May saw a significant shift in geostrategic energy dynamics, with Prime Minister Albanese and US President Biden agreeing on a Climate, Critical Minerals and Clean Energy Transformation Compact.
If approved by Congress, Australia will be deemed a domestic supplier under the Inflation Reduction Act, making Australian companies and projects eligible to benefit from US$800 billion of decarbonisation capital.
But to take full advantage of the opportunities afforded by Australia's wealth of renewable energy and critical minerals, we must mobilise our own considerable domestic public financial capital to support national decarbonisation objectives, so as to de-risk and "crowd in" private investment.
Climate Energy Finance estimates that $100 billion of public capital would attract around $300 billion of private investment. Treasurer Jim Chalmers' announcement last month of a Sovereign Green Bond program starting in 2024 will be part of this, as will mandatory climate-related financial risk disclosures.
The Treasurer has made clear he considers national strategic interests to be a crucial - and lacking - consideration in Australia's institutional investment objectives, and declared he wants his legacy to be Australia's clean energy transformation. Here are five public finance reforms the federal government can implement to accelerate decarbonisation.
1. Reform the Future Fund to mandate long term national interest investments:
Unlike other sovereign wealth funds, the Future Fund does not have a national interest mandate. Its object and directions are wholly about annual financial risk-returns. A national interest direction would enable the Future Fund to invest long-term, patient capital in low carbon projects.
It would provide assurance to private investors, de-risking promising new technologies. It would support domestic equity ownership and hence domestic corporate tax payments.
2. Create a new public asset fund for critical minerals processing:
Australia's wealth of critical minerals and its potential for abundant, cheap renewable energy justify a new public asset fund, similar to that for medical research, managed by the Future Fund to facilitate on-shore processing.
Beyond the initial injection, additional capital for such a fund could be raised by the Government through capping the diesel fuel rebate and a Petroleum Resource Rent Tax contribution additional to the tweak announced in the May 2023 budget.
3. Reform benchmarks for superannuation to reward low-carbon investments:
Australian Prudential Regulation Authority (APRA) rules require funds to perform against a MySuper benchmark. These benchmarks currently favour incumbent firms: recently they became heavily skewed to fossil fuel companies as a result of temporary windfall gains due to Russia's war on Ukraine.
Superannuation investment is long term, intended to provide for members over decades. In a rapidly decarbonising world, the government should ensure performance benchmarks support low carbon investment. At the very least, they should not penalise such investments.
4. Issue Foreign Investment Review Board guidelines on Australian equity and consistency with the Paris Agreement:
The Foreign Investment Review Board (FIRB) examines proposed foreign investments in Australia against national interest criteria. A requirement for consistency with the Climate Change Act (2022) would send a clear signal to investors that Australia is serious about its contribution to global emissions reduction.

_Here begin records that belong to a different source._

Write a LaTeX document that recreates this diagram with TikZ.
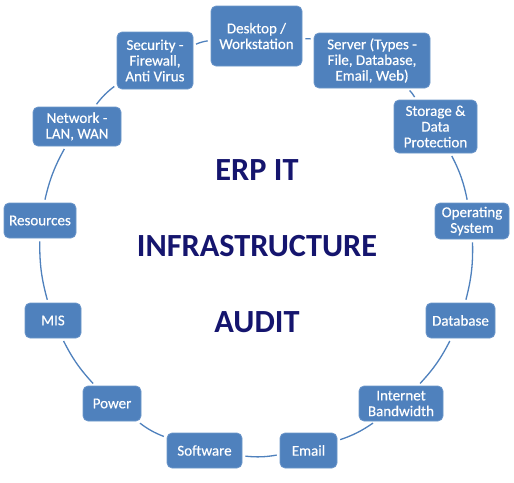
\documentclass[tikz,border=0pt]{standalone}
\usepackage{fontspec}
\setmainfont{Carlito}
\newfontfamily\boxfont[FakeBold=0.4]{Carlito}
\definecolor{boxblue}{HTML}{4F81BD}
\definecolor{boxedge}{HTML}{6E98CB}
\definecolor{navy}{HTML}{15156E}
\begin{document}
\begin{tikzpicture}[x=1pt,y=-1pt,
  box/.style={rectangle, rounded corners=5pt, fill=boxblue, draw=boxedge, line width=0.7pt,
    text=white, align=center, font=\boxfont\fontsize{15}{15.7}\selectfont, inner sep=1pt},
  conn/.style={draw=boxblue, line width=1.3pt, shorten >=3pt, shorten <=3pt},
  title/.style={text=navy, font=\fontsize{32.3}{36}\selectfont\bfseries, inner sep=0pt}]
\fill[white] (0,0) rectangle (514,482);
\useasboundingbox (0,0) rectangle (514,482);

\node[box, minimum width=91pt, minimum height=60pt] (desk) at (256.5,36) {Desktop /\\Workstation};
\node[box, minimum width=116pt, minimum height=55pt] (server) at (372,60.5) {Server (Types -\\File, Database,\\Email, Web)};
\node[box, minimum width=83pt, minimum height=53pt] (storage) at (435.5,126.5) {Storage \&\\Data\\Protection};
\node[box, minimum width=74pt, minimum height=36pt] (os) at (472,221) {Operating\\System};
\node[box, minimum width=69pt, minimum height=35pt] (db) at (460.5,320.5) {Database};
\node[box, minimum width=84pt, minimum height=35pt] (inet) at (401,403.5) {Internet\\Bandwidth};
\node[box, minimum width=57pt, minimum height=35pt] (email) at (308.5,450.5) {Email};
\node[box, minimum width=75pt, minimum height=35pt] (soft) at (204.5,450.5) {Software};
\node[box, minimum width=58pt, minimum height=35pt] (power) at (112,403.5) {Power};
\node[box, minimum width=56pt, minimum height=35pt] (mis) at (53,320.5) {MIS};
\node[box, minimum width=72pt, minimum height=35pt] (res) at (40,220.5) {Resources};
\node[box, minimum width=88pt, minimum height=39pt] (net) at (77,126.5) {Network -\\LAN, WAN};
\node[box, minimum width=76pt, minimum height=57pt] (sec) at (155,60.5) {Security -\\Firewall,\\Anti Virus};

\draw[conn] (desk) to[bend left=8] (server);
\draw[conn] (server) to[bend left=8] (storage);
\draw[conn] (storage) to[bend left=8] (os);
\draw[conn] (os) to[bend left=8] (db);
\draw[conn] (db) to[bend left=8] (inet);
\draw[conn] (inet) to[bend left=8] (email);
\draw[conn] (email) to[bend left=8] (soft);
\draw[conn] (soft) to[bend left=8] (power);
\draw[conn] (power) to[bend left=8] (mis);
\draw[conn] (mis) to[bend left=8] (res);
\draw[conn] (res) to[bend left=8] (net);
\draw[conn] (net) to[bend left=8] (sec);
\draw[conn] (sec) to[bend left=8] (desk);

\node[title] (t1) at (257,170) {ERP IT};
\node[title] (t2) at (257,246) {INFRASTRUCTURE};
\node[title] (t3) at (257,322) {AUDIT};
\end{tikzpicture}
\end{document}
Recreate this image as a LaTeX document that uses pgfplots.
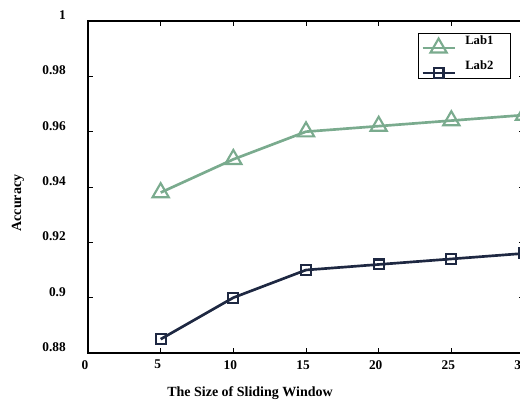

Australian equity requirements should reflect that Australian resource companies generally pay their share of Australian taxes, returning benefits to the Australian people, while international companies operating here generally do not. FIRB guidelines for critical minerals could usefully set expectations for protecting Australia's national security, and increase global diversity of supply by avoiding excessive foreign control.
5. Ensure the Northern Australia Infrastructure Facility (NAIF) is aligned with Australia's Paris commitments:
As a result of the Climate Change Act, eligibility provisions for NAIF's $5 billion fund (soon to be expanded to $7 billion) were amended to include projects contributing to meeting Australia's emissions reduction commitments.
The current government's statement of expectations makes clear that ministers want the NAIF to support climate policy. NAIF now needs a clear updated investment mandate to screen out projects that make decarbonisation more difficult, including through exported emissions. Australian taxpayers should not be funding projects that worsen climate change.
NAIF's development objectives for Northern Australia must be consistent with the important goal of ensuring that that region - already the site of worsening climate-related disasters - remains safe for development and for its people, and deliver a strong message to proponents that clean energy and sustainable developments are good investments.
We can do more to leverage our massive energy transition investment opportunities, and to export decarbonisation through renewables-based processing.
These five steps will facilitate a further boost to public investment to crowd-in private capital, which will help secure the federal government's legacy in driving Australia's clean energy transformation.